>> START PROVIDED MATERIAL

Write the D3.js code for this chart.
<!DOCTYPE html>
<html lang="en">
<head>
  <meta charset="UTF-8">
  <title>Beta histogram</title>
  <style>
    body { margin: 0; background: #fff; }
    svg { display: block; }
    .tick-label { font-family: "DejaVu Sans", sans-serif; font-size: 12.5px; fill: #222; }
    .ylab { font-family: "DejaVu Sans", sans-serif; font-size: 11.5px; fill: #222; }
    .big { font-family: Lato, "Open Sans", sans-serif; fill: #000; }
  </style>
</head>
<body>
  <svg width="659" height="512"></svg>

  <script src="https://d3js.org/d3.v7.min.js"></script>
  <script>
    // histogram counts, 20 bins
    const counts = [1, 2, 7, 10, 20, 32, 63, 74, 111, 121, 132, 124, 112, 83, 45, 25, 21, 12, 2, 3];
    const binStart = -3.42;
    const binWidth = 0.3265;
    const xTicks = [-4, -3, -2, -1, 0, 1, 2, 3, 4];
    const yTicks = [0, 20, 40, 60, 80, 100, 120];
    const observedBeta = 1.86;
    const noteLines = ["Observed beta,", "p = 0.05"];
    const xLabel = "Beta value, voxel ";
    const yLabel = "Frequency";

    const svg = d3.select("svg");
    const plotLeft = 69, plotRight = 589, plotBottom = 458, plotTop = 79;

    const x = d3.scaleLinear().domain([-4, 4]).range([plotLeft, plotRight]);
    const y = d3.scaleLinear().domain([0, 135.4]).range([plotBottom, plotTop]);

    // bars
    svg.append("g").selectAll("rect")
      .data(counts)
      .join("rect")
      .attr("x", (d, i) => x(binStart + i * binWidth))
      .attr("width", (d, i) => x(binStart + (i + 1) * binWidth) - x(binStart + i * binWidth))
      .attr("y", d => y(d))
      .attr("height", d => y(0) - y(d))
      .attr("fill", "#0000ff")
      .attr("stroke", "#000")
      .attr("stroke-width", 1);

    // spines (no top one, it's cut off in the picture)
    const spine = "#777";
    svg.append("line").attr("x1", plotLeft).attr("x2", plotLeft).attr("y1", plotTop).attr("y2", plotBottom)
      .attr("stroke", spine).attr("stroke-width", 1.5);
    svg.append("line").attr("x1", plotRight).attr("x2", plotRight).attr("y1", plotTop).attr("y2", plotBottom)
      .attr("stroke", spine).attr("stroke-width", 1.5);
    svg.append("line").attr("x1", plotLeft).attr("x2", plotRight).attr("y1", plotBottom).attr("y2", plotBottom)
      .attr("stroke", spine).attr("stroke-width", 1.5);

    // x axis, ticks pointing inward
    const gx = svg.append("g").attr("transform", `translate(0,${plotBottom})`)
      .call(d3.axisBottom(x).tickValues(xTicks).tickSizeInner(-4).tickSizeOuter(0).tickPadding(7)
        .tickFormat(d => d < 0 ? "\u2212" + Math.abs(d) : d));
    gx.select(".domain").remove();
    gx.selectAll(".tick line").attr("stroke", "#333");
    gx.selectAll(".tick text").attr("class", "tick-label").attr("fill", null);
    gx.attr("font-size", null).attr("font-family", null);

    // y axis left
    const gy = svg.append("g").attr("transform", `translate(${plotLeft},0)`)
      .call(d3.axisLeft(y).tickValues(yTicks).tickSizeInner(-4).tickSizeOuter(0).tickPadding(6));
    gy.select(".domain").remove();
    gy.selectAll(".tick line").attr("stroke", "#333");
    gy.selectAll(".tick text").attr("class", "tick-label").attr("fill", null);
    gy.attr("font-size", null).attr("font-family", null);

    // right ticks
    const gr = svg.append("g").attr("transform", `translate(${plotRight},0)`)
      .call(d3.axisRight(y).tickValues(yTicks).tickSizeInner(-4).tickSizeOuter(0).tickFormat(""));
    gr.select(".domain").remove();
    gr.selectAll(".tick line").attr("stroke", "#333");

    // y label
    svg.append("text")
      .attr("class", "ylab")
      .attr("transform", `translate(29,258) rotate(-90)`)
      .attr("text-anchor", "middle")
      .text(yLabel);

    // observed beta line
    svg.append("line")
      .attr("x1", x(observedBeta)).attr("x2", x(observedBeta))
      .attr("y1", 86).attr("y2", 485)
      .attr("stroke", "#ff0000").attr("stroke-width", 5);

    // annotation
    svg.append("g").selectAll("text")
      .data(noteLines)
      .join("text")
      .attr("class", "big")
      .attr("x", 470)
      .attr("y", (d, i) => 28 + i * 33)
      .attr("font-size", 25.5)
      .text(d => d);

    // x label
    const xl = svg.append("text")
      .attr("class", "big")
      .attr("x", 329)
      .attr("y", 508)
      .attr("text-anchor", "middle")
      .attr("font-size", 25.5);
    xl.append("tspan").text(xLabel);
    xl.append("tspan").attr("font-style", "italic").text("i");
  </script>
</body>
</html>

>> END PROVIDED MATERIAL

# [EXERCISE REQUIREMENTS]
Retype the material in full. Each word must match.

# [ANSWER TO THE PROBLEM]
Write the D3.js code for this chart.
<!DOCTYPE html>
<html lang="en">
<head>
  <meta charset="UTF-8">
  <title>Beta histogram</title>
  <style>
    body { margin: 0; background: #fff; }
    svg { display: block; }
    .tick-label { font-family: "DejaVu Sans", sans-serif; font-size: 12.5px; fill: #222; }
    .ylab { font-family: "DejaVu Sans", sans-serif; font-size: 11.5px; fill: #222; }
    .big { font-family: Lato, "Open Sans", sans-serif; fill: #000; }
  </style>
</head>
<body>
  <svg width="659" height="512"></svg>

  <script src="https://d3js.org/d3.v7.min.js"></script>
  <script>
    // histogram counts, 20 bins
    const counts = [1, 2, 7, 10, 20, 32, 63, 74, 111, 121, 132, 124, 112, 83, 45, 25, 21, 12, 2, 3];
    const binStart = -3.42;
    const binWidth = 0.3265;
    const xTicks = [-4, -3, -2, -1, 0, 1, 2, 3, 4];
    const yTicks = [0, 20, 40, 60, 80, 100, 120];
    const observedBeta = 1.86;
    const noteLines = ["Observed beta,", "p = 0.05"];
    const xLabel = "Beta value, voxel ";
    const yLabel = "Frequency";

    const svg = d3.select("svg");
    const plotLeft = 69, plotRight = 589, plotBottom = 458, plotTop = 79;

    const x = d3.scaleLinear().domain([-4, 4]).range([plotLeft, plotRight]);
    const y = d3.scaleLinear().domain([0, 135.4]).range([plotBottom, plotTop]);

    // bars
    svg.append("g").selectAll("rect")
      .data(counts)
      .join("rect")
      .attr("x", (d, i) => x(binStart + i * binWidth))
      .attr("width", (d, i) => x(binStart + (i + 1) * binWidth) - x(binStart + i * binWidth))
      .attr("y", d => y(d))
      .attr("height", d => y(0) - y(d))
      .attr("fill", "#0000ff")
      .attr("stroke", "#000")
      .attr("stroke-width", 1);

    // spines (no top one, it's cut off in the picture)
    const spine = "#777";
    svg.append("line").attr("x1", plotLeft).attr("x2", plotLeft).attr("y1", plotTop).attr("y2", plotBottom)
      .attr("stroke", spine).attr("stroke-width", 1.5);
    svg.append("line").attr("x1", plotRight).attr("x2", plotRight).attr("y1", plotTop).attr("y2", plotBottom)
      .attr("stroke", spine).attr("stroke-width", 1.5);
    svg.append("line").attr("x1", plotLeft).attr("x2", plotRight).attr("y1", plotBottom).attr("y2", plotBottom)
      .attr("stroke", spine).attr("stroke-width", 1.5);

    // x axis, ticks pointing inward
    const gx = svg.append("g").attr("transform", `translate(0,${plotBottom})`)
      .call(d3.axisBottom(x).tickValues(xTicks).tickSizeInner(-4).tickSizeOuter(0).tickPadding(7)
        .tickFormat(d => d < 0 ? "\u2212" + Math.abs(d) : d));
    gx.select(".domain").remove();
    gx.selectAll(".tick line").attr("stroke", "#333");
    gx.selectAll(".tick text").attr("class", "tick-label").attr("fill", null);
    gx.attr("font-size", null).attr("font-family", null);

    // y axis left
    const gy = svg.append("g").attr("transform", `translate(${plotLeft},0)`)
      .call(d3.axisLeft(y).tickValues(yTicks).tickSizeInner(-4).tickSizeOuter(0).tickPadding(6));
    gy.select(".domain").remove();
    gy.selectAll(".tick line").attr("stroke", "#333");
    gy.selectAll(".tick text").attr("class", "tick-label").attr("fill", null);
    gy.attr("font-size", null).attr("font-family", null);

    // right ticks
    const gr = svg.append("g").attr("transform", `translate(${plotRight},0)`)
      .call(d3.axisRight(y).tickValues(yTicks).tickSizeInner(-4).tickSizeOuter(0).tickFormat(""));
    gr.select(".domain").remove();
    gr.selectAll(".tick line").attr("stroke", "#333");

    // y label
    svg.append("text")
      .attr("class", "ylab")
      .attr("transform", `translate(29,258) rotate(-90)`)
      .attr("text-anchor", "middle")
      .text(yLabel);

    // observed beta line
    svg.append("line")
      .attr("x1", x(observedBeta)).attr("x2", x(observedBeta))
      .attr("y1", 86).attr("y2", 485)
      .attr("stroke", "#ff0000").attr("stroke-width", 5);

    // annotation
    svg.append("g").selectAll("text")
      .data(noteLines)
      .join("text")
      .attr("class", "big")
      .attr("x", 470)
      .attr("y", (d, i) => 28 + i * 33)
      .attr("font-size", 25.5)
      .text(d => d);

    // x label
    const xl = svg.append("text")
      .attr("class", "big")
      .attr("x", 329)
      .attr("y", 508)
      .attr("text-anchor", "middle")
      .attr("font-size", 25.5);
    xl.append("tspan").text(xLabel);
    xl.append("tspan").attr("font-style", "italic").text("i");
  </script>
</body>
</html>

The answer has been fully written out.